Parametric Sensitivity Analyses of Mudflow Rheology with Depth-Averaged Model

This study used a one-dimensional (1D) depth-averaged model using the Constrained Interpolation Profile (CIP) scheme to simulate mudflow and analyze the sensitivity of different rheological models to rheological parameters based on flow profile and flow propagation behaviour. The selection of rheological models in mudflow simulation significantly affects the resulting mudflow profile. Thus, this study investigates how different rheological models influence the mudflow profile and the role of rheological parameters in flow resistance. Three rheological models are used in this study, i.e. the Simplified Bingham, Quadratic, and Turbulent & Yield models for parametric sensitivity analysis. The analysis is conducted by comparing the mudflow profiles produced by each model and examining how the choice of rheological model and parameters influences the results.
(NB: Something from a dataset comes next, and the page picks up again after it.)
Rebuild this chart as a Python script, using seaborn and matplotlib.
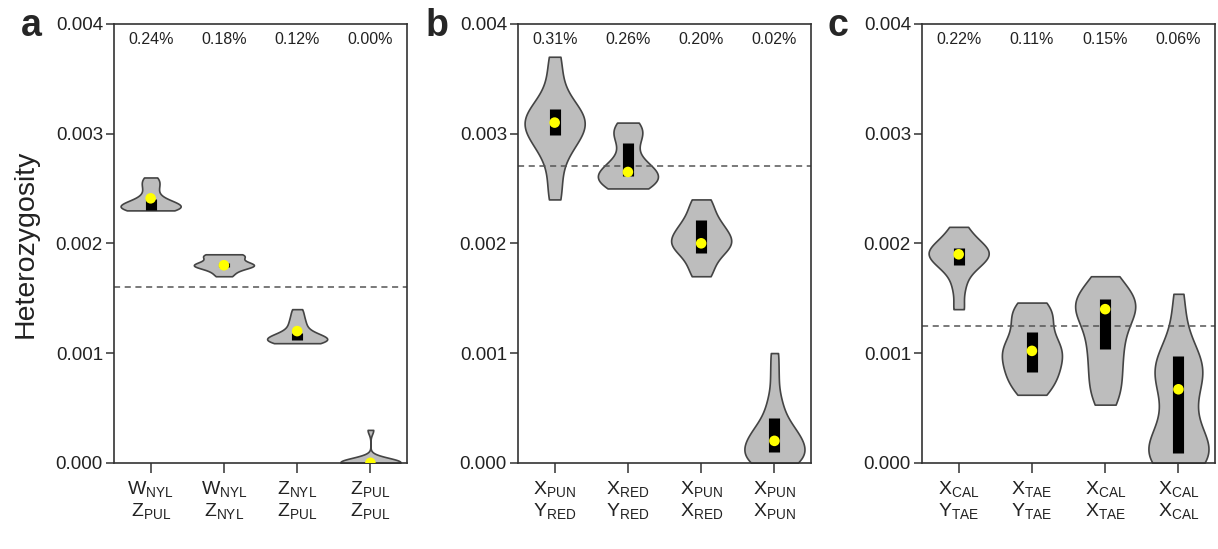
import numpy as np
import pandas as pd
import seaborn as sns
import matplotlib.pyplot as plt
import matplotlib.ticker as ticker

# ---- data (heterozygosity samples per comparison) ----
labels_a = ["W$_\\mathregular{NYL}$\nZ$_\\mathregular{PUL}$", "W$_\\mathregular{NYL}$\nZ$_\\mathregular{NYL}$",
            "Z$_\\mathregular{NYL}$\nZ$_\\mathregular{PUL}$", "Z$_\\mathregular{PUL}$\nZ$_\\mathregular{PUL}$"]
labels_b = ["X$_\\mathregular{PUN}$\nY$_\\mathregular{RED}$", "X$_\\mathregular{RED}$\nY$_\\mathregular{RED}$",
            "X$_\\mathregular{PUN}$\nX$_\\mathregular{RED}$", "X$_\\mathregular{PUN}$\nX$_\\mathregular{PUN}$"]
labels_c = ["X$_\\mathregular{CAL}$\nY$_\\mathregular{TAE}$", "X$_\\mathregular{TAE}$\nY$_\\mathregular{TAE}$",
            "X$_\\mathregular{CAL}$\nX$_\\mathregular{TAE}$", "X$_\\mathregular{CAL}$\nX$_\\mathregular{CAL}$"]

pct_a = ["0.24%", "0.18%", "0.12%", "0.00%"]
pct_b = ["0.31%", "0.26%", "0.20%", "0.02%"]
pct_c = ["0.22%", "0.11%", "0.15%", "0.06%"]

a1 = [0.00230, 0.00230, 0.00231, 0.00232, 0.00233, 0.00234, 0.00235, 0.00236, 0.00237, 0.00239, 0.00242, 0.00247, 0.00252, 0.00256, 0.00260]
a2 = [0.00170, 0.00174, 0.00177, 0.00179, 0.00180, 0.00180, 0.00181, 0.00183, 0.00186, 0.00188, 0.00190, 0.00190]
a3 = [0.00109, 0.00110, 0.00110, 0.00111, 0.00112, 0.00113, 0.00114, 0.00115, 0.00116, 0.00118, 0.00121, 0.00125, 0.00129, 0.00134, 0.00140]
a4 = [0.0, 0.0, 0.0, 0.0, 0.0, 0.0, 0.0, 0.0, 0.00001, 0.00002, 0.00003, 0.00030]

b1 = [0.00240, 0.00260, 0.00280, 0.00288, 0.00295, 0.00300, 0.00305, 0.00310, 0.00310, 0.00315, 0.00320, 0.00325, 0.00332, 0.00350, 0.00370]
b2 = [0.00250, 0.00252, 0.00255, 0.00257, 0.00260, 0.00262, 0.00265, 0.00268, 0.00270, 0.00275, 0.00285, 0.00295, 0.00300, 0.00305, 0.00310]
b3 = [0.00170, 0.00180, 0.00190, 0.00195, 0.00200, 0.00200, 0.00205, 0.00210, 0.00215, 0.00220, 0.00230, 0.00240]
b4 = [0.0, 0.0, 0.0, 0.00002, 0.00005, 0.00008, 0.00010, 0.00013, 0.00016, 0.00020, 0.00020, 0.00023, 0.00027, 0.00030,
      0.00035, 0.00040, 0.00050, 0.00060, 0.00080, 0.00100]

c1 = [0.00140, 0.00160, 0.00175, 0.00180, 0.00185, 0.00190, 0.00190, 0.00192, 0.00195, 0.00200, 0.00205, 0.00215]
c2 = [0.00062, 0.00068, 0.00075, 0.00080, 0.00085, 0.00090, 0.00095, 0.00100, 0.00103, 0.00108, 0.00112, 0.00120, 0.00128,
      0.00135, 0.00140, 0.00146]
c3 = [0.00053, 0.00062, 0.00071, 0.00080, 0.00089, 0.00098, 0.00106, 0.00114, 0.00122, 0.00130, 0.00135, 0.00140, 0.00143,
      0.00146, 0.00150, 0.00155, 0.00160, 0.00170]
c4 = [0.0, 0.0, 0.0, 0.00003, 0.00007, 0.00010, 0.00015, 0.00020, 0.00025, 0.00030, 0.00040, 0.00050, 0.00060, 0.00070,
      0.00075, 0.00080, 0.00085, 0.00090, 0.00095, 0.00100, 0.00110, 0.00130, 0.00154]

# interquartile boxes and centre dots
box_lo_a = [0.00230, 0.00178, 0.00112, 0.0]
box_hi_a = [0.00240, 0.00182, 0.00118, 0.00001]
mid_a = [0.00241, 0.00180, 0.00120, 0.0]
box_lo_b = [0.00299, 0.00261, 0.00191, 0.00010]
box_hi_b = [0.00322, 0.00291, 0.00221, 0.00041]
mid_b = [0.00310, 0.00265, 0.00200, 0.00020]
box_lo_c = [0.00180, 0.00083, 0.00104, 0.00009]
box_hi_c = [0.00196, 0.00119, 0.00149, 0.00097]
mid_c = [0.00190, 0.00102, 0.00140, 0.00067]

ref_lines = [0.0016, 0.0027, 0.00125]

panels = [
    ('a', [a1, a2, a3, a4], labels_a, pct_a, box_lo_a, box_hi_a, mid_a),
    ('b', [b1, b2, b3, b4], labels_b, pct_b, box_lo_b, box_hi_b, mid_b),
    ('c', [c1, c2, c3, c4], labels_c, pct_c, box_lo_c, box_hi_c, mid_c),
]

sns.set_style('ticks')
plt.rcParams['font.family'] = ['Liberation Sans', 'DejaVu Sans']
plt.rcParams['mathtext.fontset'] = 'custom'
plt.rcParams['mathtext.rm'] = 'Liberation Sans'

fig = plt.figure(figsize=(12.18, 5.49), dpi=100)
lefts = [0.0936, 0.4253, 0.757]
letter_x = [0.026, 0.359, 0.688]
edge = '#333333'
txt = '#222222'

for k, (letter, samples, xlabels, pcts, lo, hi, mid) in enumerate(panels):
    ax = fig.add_axes([lefts[k], 0.157, 0.2406, 0.7996])
    df = pd.DataFrame({
        'pair': np.repeat(np.arange(4), [len(s) for s in samples]),
        'het': np.concatenate(samples),
    })
    sns.violinplot(data=df, x='pair', y='het', ax=ax, color='#bdbdbd', linecolor='#444444',
                   linewidth=1.2, inner=None, cut=0, density_norm='width', width=0.82,
                   bw_adjust=0.75, saturation=1)
    pos = np.arange(4)
    ax.vlines(pos, lo, hi, color='black', linewidth=8, zorder=3)
    ax.scatter(pos, mid, s=58, color='#ffff00', edgecolor='none', zorder=4)
    ax.axhline(ref_lines[k], color='#555555', linewidth=1.1, linestyle=(0, (4, 3)), zorder=1)
    for i, p in enumerate(pcts):
        ax.text(i, 0.9636, p, transform=ax.get_xaxis_transform(), ha='center', va='center',
                fontsize=11.5, color=txt)

    ax.set_xlim(-0.5, 3.5)
    ax.set_ylim(0, 0.004)
    ax.set_yticks([0, 0.001, 0.002, 0.003, 0.004])
    ax.yaxis.set_major_formatter(ticker.FormatStrFormatter('%.3f'))
    ax.set_xticks(pos)
    ax.set_xticklabels(xlabels, fontsize=14, linespacing=1.15)
    ax.tick_params(axis='y', labelsize=13.5, length=6, width=1.1, color=edge, labelcolor=txt, pad=2)
    ax.tick_params(axis='x', length=7, width=1.1, color=edge, labelcolor=txt, pad=5)
    ax.set_xlabel('')
    ax.set_ylabel('')
    for s in ax.spines.values():
        s.set_visible(True)
        s.set_color(edge)
        s.set_linewidth(1.2)
    if k == 0:
        ax.set_ylabel('Heterozygosity', fontsize=20.5, labelpad=12, color=txt)
    fig.text(letter_x[k], 0.952, letter, fontsize=27, fontweight='bold', ha='center', va='center')

fig.savefig('out.png', dpi=100)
The results show that the Quadratic and Turbulent & Yield models exhibit similar sensitivity to pseudo-Manning's coefficient. When pseudo-Manning’s coefficient is neglected, the Quadratic model is more sensitive to fluid viscosity compared to the Simplified Bingham model in high yield stress condition, while the Turbulent & Yield model shows the highest sensitivity to yield stress among these three rheological models. Under the same rheological parameter value, Simplified Bingham model results in the shortest front-end distance, followed by the Quadratic model, while the Turbulent and Yield model produced the furthest front-end distance due to the different inclusion of rheological terms in the models. These findings emphasize the necessity of selecting an appropriate rheological model and calibrating parameters in accordance with the specific flow characteristics and simulation conditions to ensure precise predictions of mudflow dynamics.